** BEGIN **

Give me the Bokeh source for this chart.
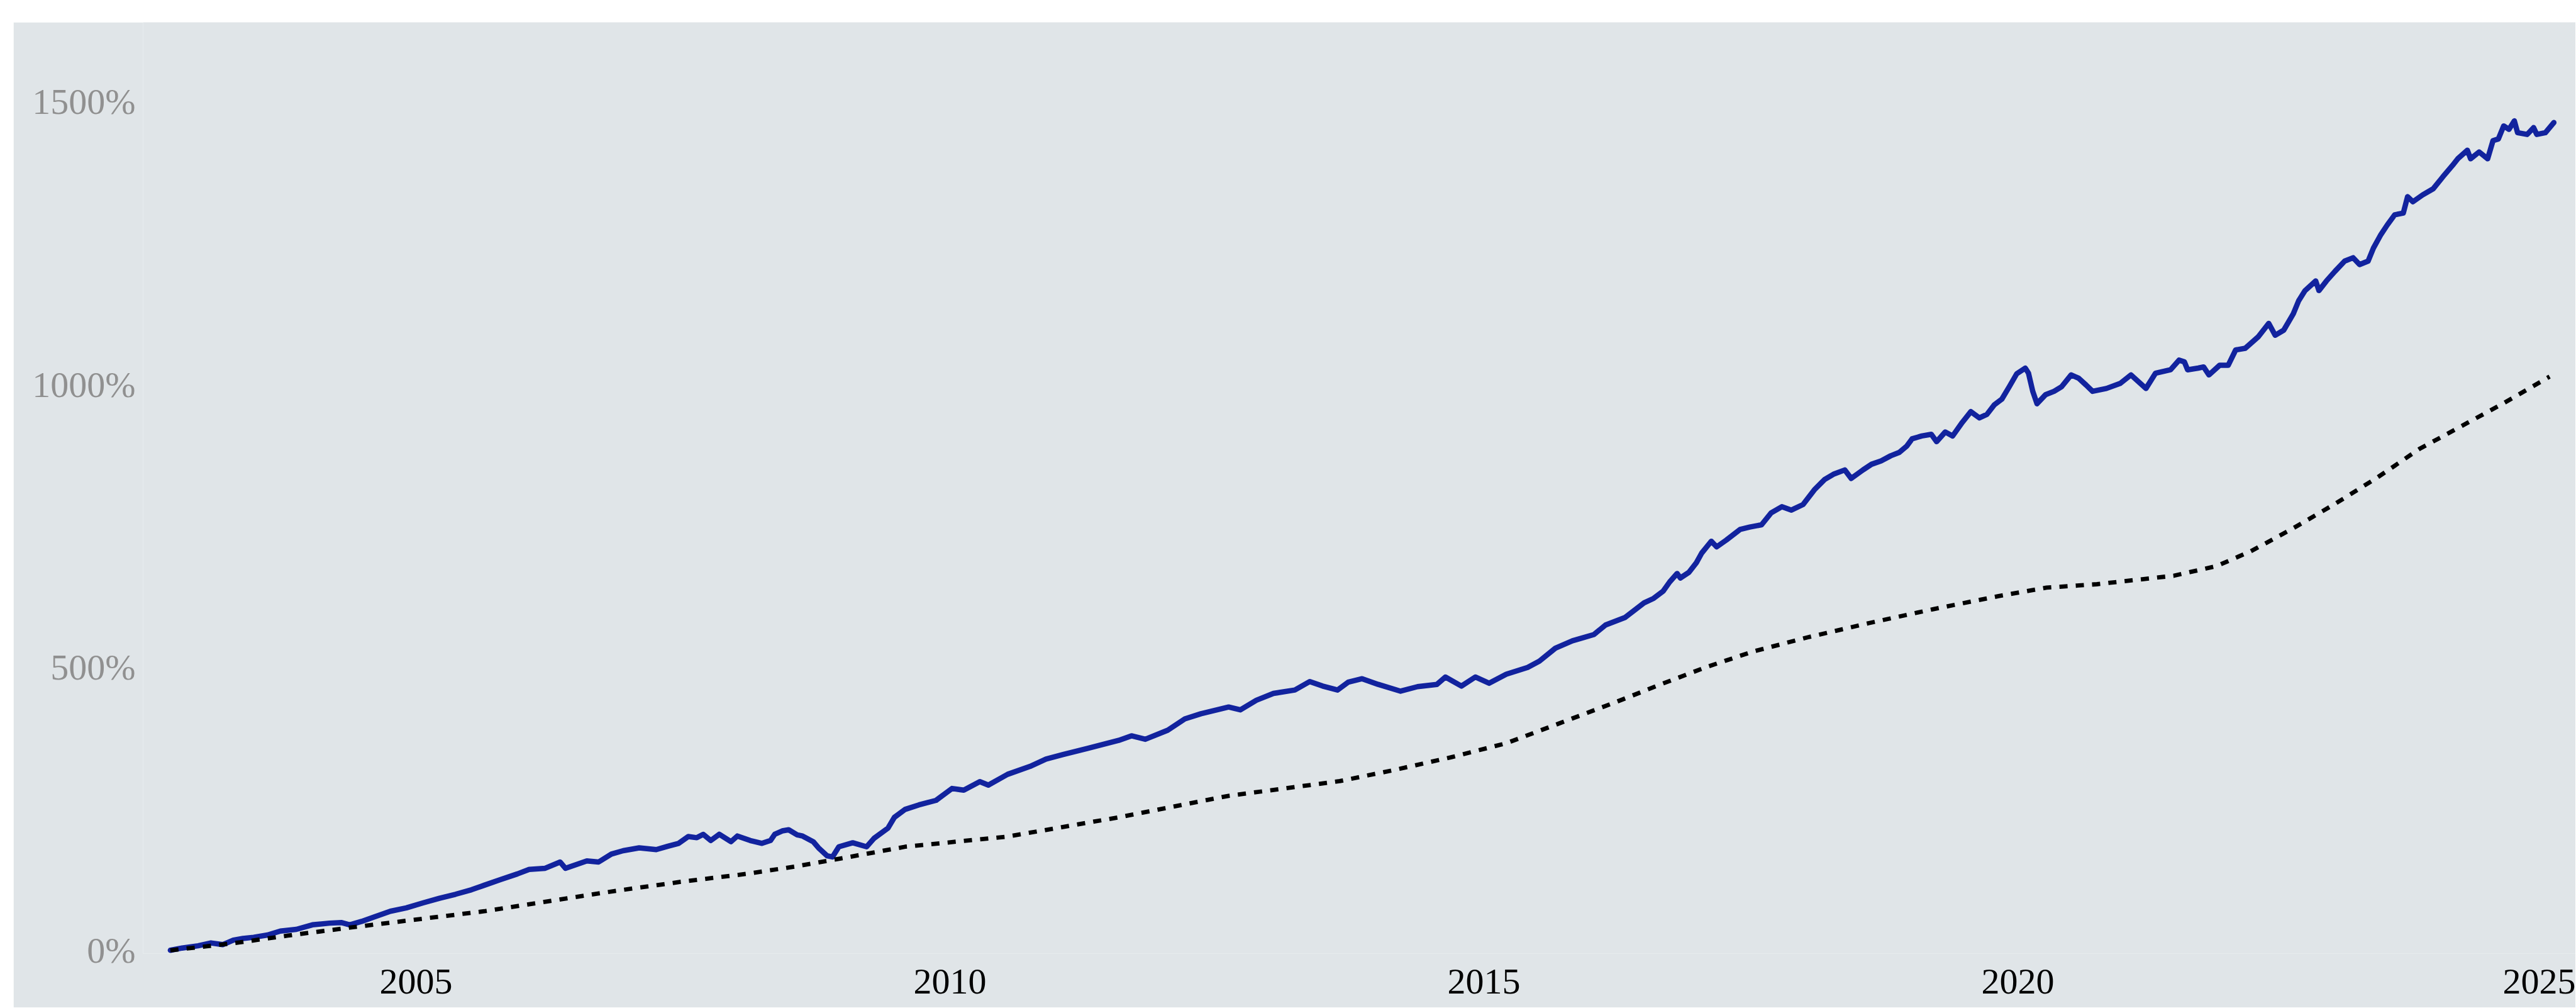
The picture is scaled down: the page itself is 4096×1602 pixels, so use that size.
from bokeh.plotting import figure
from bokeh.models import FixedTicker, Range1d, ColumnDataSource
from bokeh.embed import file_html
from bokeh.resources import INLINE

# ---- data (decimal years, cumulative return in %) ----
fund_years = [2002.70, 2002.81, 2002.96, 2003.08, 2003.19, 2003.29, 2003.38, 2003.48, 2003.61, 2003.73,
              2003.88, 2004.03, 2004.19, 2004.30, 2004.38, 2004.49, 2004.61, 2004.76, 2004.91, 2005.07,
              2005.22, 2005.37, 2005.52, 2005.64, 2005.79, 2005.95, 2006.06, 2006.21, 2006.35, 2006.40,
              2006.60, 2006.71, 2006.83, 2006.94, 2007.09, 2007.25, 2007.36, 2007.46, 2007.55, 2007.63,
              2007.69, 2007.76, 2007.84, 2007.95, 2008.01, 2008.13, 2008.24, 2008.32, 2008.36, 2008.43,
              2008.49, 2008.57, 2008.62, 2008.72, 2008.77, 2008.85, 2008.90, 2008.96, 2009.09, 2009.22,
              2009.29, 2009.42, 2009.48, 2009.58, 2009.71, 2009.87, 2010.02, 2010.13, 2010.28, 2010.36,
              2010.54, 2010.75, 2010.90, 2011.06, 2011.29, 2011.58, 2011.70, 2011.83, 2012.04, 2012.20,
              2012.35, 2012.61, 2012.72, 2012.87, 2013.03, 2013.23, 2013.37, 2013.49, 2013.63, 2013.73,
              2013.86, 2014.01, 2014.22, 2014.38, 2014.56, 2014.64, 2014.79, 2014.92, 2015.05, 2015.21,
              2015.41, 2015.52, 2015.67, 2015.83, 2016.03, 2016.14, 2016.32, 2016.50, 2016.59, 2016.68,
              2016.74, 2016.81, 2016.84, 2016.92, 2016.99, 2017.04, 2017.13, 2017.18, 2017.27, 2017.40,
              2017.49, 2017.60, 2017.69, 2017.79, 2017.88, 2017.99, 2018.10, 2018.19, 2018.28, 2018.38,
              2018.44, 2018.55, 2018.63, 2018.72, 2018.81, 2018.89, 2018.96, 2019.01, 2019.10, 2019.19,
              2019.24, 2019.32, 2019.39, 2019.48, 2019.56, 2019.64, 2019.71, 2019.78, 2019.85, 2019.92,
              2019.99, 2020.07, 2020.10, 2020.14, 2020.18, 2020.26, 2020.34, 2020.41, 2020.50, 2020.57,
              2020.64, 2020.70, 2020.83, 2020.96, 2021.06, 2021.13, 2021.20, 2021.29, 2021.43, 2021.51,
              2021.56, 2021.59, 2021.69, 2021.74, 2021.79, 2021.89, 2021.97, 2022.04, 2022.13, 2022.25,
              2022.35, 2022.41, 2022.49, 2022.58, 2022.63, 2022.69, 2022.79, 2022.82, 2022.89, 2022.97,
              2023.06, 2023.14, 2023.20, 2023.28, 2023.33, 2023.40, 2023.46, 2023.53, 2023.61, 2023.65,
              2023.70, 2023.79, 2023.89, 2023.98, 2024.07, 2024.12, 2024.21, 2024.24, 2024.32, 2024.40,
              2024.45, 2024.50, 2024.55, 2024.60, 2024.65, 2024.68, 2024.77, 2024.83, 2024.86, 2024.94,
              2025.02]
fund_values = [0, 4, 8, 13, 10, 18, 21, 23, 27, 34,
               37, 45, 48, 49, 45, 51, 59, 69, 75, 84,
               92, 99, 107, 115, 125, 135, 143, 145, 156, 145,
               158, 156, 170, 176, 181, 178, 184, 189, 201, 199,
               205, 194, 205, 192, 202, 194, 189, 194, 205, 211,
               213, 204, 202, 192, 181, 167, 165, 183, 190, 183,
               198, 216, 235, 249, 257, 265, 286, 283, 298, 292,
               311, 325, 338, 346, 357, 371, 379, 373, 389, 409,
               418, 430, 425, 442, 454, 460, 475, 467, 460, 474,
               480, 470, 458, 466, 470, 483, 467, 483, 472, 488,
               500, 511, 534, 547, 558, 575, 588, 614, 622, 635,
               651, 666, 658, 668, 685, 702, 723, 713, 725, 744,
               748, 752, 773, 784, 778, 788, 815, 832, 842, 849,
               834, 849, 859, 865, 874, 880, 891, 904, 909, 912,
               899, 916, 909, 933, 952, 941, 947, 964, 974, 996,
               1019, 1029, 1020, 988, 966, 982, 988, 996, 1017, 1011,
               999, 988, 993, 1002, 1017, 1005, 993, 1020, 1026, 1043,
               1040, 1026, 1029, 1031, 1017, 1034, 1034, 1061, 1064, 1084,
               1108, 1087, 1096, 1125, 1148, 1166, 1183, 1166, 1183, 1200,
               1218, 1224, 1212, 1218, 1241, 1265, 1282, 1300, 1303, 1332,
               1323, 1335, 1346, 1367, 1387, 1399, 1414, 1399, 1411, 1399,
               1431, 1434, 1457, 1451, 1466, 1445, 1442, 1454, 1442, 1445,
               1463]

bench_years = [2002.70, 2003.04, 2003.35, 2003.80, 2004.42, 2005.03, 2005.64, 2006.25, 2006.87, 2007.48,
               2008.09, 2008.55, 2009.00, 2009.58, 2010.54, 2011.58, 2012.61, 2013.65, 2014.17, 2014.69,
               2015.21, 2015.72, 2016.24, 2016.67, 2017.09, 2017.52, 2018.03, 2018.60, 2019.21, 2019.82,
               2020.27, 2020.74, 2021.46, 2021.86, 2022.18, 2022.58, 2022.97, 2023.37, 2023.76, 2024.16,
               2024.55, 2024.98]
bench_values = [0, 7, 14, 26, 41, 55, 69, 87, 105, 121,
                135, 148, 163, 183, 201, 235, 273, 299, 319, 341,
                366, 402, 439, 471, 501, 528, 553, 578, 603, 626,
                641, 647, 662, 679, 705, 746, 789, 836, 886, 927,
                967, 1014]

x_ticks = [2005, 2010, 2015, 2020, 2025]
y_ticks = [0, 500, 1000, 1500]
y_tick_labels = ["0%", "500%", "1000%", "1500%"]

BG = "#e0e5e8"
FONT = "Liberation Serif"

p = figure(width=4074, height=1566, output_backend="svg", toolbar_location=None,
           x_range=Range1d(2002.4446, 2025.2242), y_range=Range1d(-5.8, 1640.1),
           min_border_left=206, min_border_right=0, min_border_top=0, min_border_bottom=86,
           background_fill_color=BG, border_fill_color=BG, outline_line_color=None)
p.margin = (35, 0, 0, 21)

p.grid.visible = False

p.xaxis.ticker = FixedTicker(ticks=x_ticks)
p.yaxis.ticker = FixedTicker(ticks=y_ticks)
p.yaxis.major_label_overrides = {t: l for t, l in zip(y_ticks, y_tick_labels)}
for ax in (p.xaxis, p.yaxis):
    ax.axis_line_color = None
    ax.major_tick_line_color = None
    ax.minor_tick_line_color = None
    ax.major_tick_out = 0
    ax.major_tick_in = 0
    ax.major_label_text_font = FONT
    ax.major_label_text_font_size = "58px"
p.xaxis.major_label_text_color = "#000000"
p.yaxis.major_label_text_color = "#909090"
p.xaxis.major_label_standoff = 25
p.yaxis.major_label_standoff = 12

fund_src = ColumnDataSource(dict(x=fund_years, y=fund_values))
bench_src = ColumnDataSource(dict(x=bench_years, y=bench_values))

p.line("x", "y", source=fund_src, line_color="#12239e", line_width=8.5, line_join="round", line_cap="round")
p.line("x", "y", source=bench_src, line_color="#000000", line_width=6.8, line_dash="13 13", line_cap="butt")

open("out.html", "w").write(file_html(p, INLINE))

** END **

--- Written instruction ---
Look above for the line containing "The picture is". Output from there through the line containing "from bokeh.resources import INLINE", exactly and inclusively.

--- Answer for the task ---
The picture is scaled down: the page itself is 4096×1602 pixels, so use that size.
from bokeh.plotting import figure
from bokeh.models import FixedTicker, Range1d, ColumnDataSource
from bokeh.embed import file_html
from bokeh.resources import INLINE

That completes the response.